▶ [GIVEN INFORMATION]:
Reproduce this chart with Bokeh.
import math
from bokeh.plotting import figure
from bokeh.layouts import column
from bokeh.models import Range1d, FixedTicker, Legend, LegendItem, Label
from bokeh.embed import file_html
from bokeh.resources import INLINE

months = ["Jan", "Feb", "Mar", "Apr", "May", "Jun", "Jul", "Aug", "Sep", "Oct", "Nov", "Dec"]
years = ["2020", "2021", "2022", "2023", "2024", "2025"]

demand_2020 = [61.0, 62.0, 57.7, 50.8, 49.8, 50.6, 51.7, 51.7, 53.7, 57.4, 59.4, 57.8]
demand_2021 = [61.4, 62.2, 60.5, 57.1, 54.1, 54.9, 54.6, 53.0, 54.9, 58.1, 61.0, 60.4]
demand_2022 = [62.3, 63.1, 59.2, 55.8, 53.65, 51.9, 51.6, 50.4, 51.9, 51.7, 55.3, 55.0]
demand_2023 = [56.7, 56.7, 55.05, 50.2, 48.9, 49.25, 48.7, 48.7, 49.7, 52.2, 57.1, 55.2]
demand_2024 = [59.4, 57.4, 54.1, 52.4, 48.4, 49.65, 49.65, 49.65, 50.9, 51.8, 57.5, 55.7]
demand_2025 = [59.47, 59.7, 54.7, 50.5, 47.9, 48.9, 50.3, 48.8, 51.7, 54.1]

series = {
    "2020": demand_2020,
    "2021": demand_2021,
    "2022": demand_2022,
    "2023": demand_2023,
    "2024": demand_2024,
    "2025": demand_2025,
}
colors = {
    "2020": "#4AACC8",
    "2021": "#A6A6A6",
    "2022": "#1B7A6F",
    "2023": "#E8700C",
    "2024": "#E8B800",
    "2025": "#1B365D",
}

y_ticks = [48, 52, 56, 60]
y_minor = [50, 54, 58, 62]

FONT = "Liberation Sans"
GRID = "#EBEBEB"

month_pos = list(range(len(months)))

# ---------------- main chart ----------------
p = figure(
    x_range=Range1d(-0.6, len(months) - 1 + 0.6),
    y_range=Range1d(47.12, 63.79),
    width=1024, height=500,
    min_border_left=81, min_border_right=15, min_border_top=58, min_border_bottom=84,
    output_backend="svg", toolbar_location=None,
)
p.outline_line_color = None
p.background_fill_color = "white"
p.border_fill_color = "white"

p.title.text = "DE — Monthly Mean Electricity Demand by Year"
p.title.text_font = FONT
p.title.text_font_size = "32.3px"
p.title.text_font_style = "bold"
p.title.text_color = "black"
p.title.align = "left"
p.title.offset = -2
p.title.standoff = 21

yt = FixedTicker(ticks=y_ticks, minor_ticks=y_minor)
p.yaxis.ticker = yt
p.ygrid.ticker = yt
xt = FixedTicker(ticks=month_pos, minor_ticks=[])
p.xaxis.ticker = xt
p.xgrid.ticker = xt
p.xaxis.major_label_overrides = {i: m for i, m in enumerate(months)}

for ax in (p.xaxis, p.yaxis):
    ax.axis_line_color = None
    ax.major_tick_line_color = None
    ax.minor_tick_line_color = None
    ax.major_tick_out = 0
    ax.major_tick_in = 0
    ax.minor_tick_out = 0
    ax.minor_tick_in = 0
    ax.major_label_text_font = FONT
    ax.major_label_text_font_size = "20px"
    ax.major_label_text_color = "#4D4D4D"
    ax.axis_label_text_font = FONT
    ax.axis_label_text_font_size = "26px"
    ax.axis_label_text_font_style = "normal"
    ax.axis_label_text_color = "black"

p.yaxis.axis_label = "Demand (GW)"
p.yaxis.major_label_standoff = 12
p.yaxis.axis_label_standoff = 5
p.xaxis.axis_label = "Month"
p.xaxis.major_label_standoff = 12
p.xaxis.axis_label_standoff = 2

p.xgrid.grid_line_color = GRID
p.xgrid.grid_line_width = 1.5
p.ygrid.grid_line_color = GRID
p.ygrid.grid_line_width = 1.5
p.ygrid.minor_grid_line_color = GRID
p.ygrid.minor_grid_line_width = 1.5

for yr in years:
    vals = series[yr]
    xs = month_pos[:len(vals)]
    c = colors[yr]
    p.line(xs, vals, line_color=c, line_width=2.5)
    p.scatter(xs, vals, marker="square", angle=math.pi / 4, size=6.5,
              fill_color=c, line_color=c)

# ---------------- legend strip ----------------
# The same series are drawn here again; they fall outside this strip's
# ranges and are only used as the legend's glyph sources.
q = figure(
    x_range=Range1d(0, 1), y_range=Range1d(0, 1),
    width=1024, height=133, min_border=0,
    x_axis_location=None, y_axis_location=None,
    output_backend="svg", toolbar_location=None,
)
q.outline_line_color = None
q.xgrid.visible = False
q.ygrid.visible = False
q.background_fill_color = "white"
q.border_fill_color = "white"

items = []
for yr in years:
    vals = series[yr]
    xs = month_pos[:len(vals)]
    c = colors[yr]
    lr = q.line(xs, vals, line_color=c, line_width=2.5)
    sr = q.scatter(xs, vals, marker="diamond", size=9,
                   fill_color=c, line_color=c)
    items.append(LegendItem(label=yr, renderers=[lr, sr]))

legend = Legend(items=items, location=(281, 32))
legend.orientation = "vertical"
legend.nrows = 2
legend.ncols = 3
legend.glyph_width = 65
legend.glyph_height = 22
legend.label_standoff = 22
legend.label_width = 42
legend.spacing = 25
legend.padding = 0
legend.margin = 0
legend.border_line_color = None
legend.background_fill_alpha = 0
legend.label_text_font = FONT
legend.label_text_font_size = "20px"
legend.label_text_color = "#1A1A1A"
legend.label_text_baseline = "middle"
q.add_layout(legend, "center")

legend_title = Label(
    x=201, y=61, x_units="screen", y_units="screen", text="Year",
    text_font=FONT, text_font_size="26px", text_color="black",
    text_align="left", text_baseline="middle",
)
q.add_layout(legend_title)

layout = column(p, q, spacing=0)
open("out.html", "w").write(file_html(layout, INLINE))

▶ [EXERCISE INSTRUCTIONS]: Only the lines from the start of the data to the line holding "48.8, 51.7, 54.1]" are wanted; return them exactly, both ends included.

▶ [THE SOLUTION]:
Reproduce this chart with Bokeh.
import math
from bokeh.plotting import figure
from bokeh.layouts import column
from bokeh.models import Range1d, FixedTicker, Legend, LegendItem, Label
from bokeh.embed import file_html
from bokeh.resources import INLINE

months = ["Jan", "Feb", "Mar", "Apr", "May", "Jun", "Jul", "Aug", "Sep", "Oct", "Nov", "Dec"]
years = ["2020", "2021", "2022", "2023", "2024", "2025"]

demand_2020 = [61.0, 62.0, 57.7, 50.8, 49.8, 50.6, 51.7, 51.7, 53.7, 57.4, 59.4, 57.8]
demand_2021 = [61.4, 62.2, 60.5, 57.1, 54.1, 54.9, 54.6, 53.0, 54.9, 58.1, 61.0, 60.4]
demand_2022 = [62.3, 63.1, 59.2, 55.8, 53.65, 51.9, 51.6, 50.4, 51.9, 51.7, 55.3, 55.0]
demand_2023 = [56.7, 56.7, 55.05, 50.2, 48.9, 49.25, 48.7, 48.7, 49.7, 52.2, 57.1, 55.2]
demand_2024 = [59.4, 57.4, 54.1, 52.4, 48.4, 49.65, 49.65, 49.65, 50.9, 51.8, 57.5, 55.7]
demand_2025 = [59.47, 59.7, 54.7, 50.5, 47.9, 48.9, 50.3, 48.8, 51.7, 54.1]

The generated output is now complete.